Objective: In the entries, find all lines that hold the word "this" and copy them.
○ ○ ○ ○ ○
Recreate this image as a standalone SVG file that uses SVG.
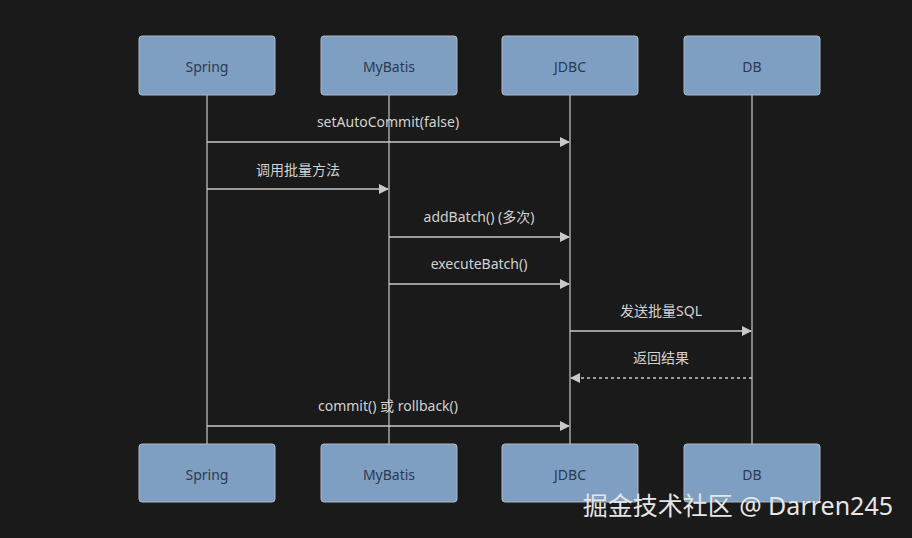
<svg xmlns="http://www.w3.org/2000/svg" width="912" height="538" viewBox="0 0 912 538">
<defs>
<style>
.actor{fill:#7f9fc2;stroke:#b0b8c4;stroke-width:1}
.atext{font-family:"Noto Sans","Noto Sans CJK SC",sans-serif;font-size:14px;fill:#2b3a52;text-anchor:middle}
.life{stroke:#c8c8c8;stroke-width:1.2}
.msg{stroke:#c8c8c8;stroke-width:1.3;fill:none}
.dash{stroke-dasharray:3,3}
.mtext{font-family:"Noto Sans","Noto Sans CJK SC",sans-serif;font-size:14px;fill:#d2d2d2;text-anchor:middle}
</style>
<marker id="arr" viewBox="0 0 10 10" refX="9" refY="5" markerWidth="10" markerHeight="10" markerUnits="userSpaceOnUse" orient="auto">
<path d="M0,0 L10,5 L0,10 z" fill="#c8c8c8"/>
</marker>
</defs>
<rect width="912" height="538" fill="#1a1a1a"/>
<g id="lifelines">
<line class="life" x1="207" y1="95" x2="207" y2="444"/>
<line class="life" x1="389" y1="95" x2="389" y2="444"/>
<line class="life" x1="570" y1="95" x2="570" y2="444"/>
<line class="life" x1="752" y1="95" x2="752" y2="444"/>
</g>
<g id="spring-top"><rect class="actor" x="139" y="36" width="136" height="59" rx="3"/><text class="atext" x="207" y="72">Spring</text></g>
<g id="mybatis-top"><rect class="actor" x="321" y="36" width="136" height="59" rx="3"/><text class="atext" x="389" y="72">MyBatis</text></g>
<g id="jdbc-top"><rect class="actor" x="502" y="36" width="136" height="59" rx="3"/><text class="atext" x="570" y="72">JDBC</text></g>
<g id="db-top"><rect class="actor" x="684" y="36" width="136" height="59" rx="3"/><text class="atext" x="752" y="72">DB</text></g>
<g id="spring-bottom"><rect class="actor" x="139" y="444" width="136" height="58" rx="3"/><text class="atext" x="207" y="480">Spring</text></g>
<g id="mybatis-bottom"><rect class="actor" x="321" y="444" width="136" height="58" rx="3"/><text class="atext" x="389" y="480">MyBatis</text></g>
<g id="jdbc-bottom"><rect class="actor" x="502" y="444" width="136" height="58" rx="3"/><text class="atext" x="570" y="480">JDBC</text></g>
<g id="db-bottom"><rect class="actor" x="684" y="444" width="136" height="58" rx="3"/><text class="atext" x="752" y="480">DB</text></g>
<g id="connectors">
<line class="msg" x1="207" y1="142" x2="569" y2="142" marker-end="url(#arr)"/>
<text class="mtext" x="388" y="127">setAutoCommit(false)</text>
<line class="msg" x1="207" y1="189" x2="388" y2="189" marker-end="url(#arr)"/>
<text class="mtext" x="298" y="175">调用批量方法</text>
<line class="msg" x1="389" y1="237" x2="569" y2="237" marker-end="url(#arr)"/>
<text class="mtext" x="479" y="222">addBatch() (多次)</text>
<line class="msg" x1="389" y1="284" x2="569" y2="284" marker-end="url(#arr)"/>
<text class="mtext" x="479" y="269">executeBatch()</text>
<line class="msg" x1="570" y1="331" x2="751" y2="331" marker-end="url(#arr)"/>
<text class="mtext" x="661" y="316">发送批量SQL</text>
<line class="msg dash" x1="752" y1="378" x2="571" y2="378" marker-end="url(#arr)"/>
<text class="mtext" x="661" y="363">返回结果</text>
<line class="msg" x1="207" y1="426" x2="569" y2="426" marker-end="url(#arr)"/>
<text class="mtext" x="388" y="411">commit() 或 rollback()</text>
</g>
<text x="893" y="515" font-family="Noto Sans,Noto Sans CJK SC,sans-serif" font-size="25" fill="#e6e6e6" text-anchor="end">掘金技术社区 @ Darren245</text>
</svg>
○ ○ ○ ○ ○
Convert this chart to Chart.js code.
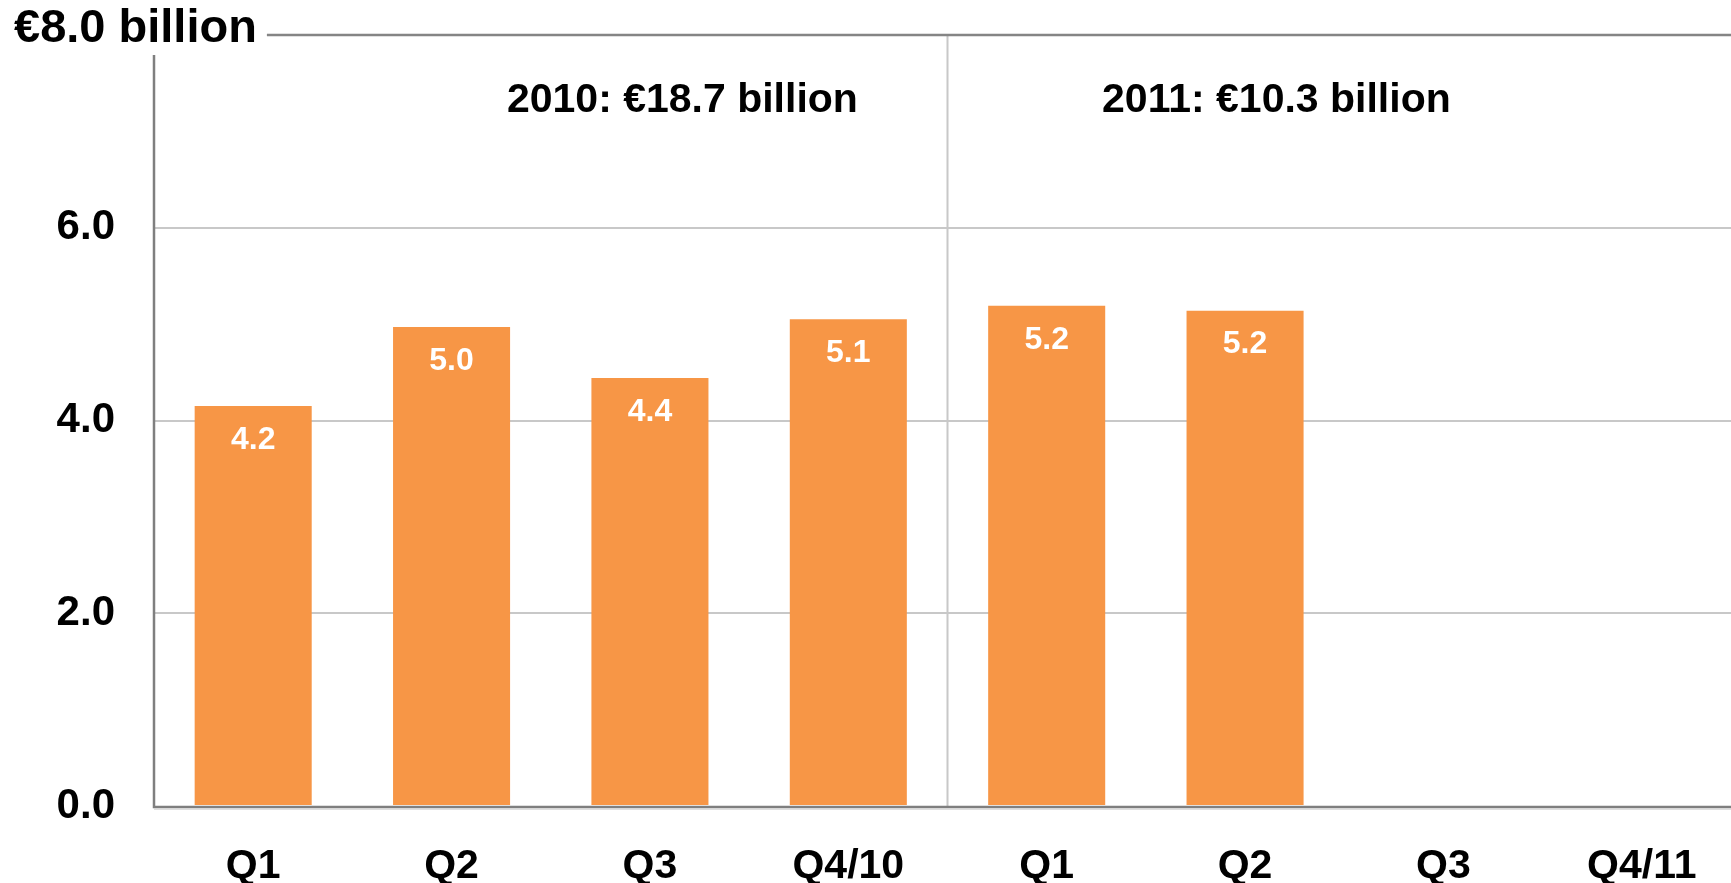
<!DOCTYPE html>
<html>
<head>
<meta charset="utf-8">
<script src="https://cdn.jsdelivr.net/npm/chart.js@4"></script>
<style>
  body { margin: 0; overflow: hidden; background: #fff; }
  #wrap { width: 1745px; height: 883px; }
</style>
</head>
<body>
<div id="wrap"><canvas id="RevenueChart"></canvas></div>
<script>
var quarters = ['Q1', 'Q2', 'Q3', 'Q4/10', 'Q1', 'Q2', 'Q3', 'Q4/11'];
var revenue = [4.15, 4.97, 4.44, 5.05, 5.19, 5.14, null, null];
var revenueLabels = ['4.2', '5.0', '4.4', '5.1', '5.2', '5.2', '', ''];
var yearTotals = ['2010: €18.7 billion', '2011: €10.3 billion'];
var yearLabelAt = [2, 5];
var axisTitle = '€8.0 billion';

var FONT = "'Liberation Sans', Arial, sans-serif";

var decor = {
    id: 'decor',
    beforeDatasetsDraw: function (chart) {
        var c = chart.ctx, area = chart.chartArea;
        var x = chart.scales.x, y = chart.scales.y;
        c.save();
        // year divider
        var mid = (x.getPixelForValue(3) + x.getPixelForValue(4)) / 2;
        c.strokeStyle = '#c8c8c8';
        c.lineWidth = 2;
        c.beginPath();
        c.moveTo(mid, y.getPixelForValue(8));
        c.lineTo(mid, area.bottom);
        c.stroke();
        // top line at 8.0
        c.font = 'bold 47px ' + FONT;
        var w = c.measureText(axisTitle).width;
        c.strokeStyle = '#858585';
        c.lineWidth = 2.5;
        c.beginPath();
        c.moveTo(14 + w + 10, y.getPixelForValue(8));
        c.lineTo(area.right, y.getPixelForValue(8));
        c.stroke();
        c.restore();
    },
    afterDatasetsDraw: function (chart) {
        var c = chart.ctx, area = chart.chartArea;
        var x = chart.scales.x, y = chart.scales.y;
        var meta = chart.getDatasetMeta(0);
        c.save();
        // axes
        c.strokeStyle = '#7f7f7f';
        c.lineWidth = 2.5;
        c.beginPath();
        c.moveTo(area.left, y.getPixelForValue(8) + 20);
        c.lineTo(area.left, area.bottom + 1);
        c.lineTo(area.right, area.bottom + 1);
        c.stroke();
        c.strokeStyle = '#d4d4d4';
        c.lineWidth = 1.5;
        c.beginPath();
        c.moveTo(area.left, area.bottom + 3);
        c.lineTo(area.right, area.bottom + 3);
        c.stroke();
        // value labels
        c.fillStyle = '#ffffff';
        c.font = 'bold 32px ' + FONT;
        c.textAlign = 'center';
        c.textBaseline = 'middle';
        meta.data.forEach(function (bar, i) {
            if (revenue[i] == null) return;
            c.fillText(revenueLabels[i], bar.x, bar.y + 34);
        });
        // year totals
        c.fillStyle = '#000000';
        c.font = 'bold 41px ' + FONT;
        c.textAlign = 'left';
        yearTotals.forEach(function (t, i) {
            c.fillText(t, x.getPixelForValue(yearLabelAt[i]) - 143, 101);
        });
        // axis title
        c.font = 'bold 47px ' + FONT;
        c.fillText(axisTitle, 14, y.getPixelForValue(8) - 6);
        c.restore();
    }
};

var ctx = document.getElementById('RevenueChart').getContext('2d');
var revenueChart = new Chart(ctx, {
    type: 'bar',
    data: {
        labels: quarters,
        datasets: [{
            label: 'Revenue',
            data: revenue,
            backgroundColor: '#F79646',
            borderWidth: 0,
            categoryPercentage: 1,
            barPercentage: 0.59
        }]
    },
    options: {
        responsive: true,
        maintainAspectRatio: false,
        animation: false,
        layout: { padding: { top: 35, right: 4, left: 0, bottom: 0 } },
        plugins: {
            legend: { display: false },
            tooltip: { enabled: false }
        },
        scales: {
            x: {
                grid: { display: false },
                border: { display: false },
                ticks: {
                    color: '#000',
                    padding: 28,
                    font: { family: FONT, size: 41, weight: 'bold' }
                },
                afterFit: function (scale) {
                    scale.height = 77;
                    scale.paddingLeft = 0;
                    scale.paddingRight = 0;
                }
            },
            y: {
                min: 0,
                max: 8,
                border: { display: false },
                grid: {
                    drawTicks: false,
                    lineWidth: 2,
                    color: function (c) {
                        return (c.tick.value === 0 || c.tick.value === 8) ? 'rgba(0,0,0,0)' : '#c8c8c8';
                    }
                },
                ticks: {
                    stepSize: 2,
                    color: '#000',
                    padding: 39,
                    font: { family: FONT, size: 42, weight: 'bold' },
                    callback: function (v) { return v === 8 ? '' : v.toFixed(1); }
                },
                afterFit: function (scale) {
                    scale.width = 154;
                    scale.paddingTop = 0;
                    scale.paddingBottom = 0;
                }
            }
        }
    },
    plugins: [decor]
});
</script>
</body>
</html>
○ ○ ○ ○ ○
Response:
Recreate this image as a standalone SVG file that uses SVG.
Convert this chart to Chart.js code.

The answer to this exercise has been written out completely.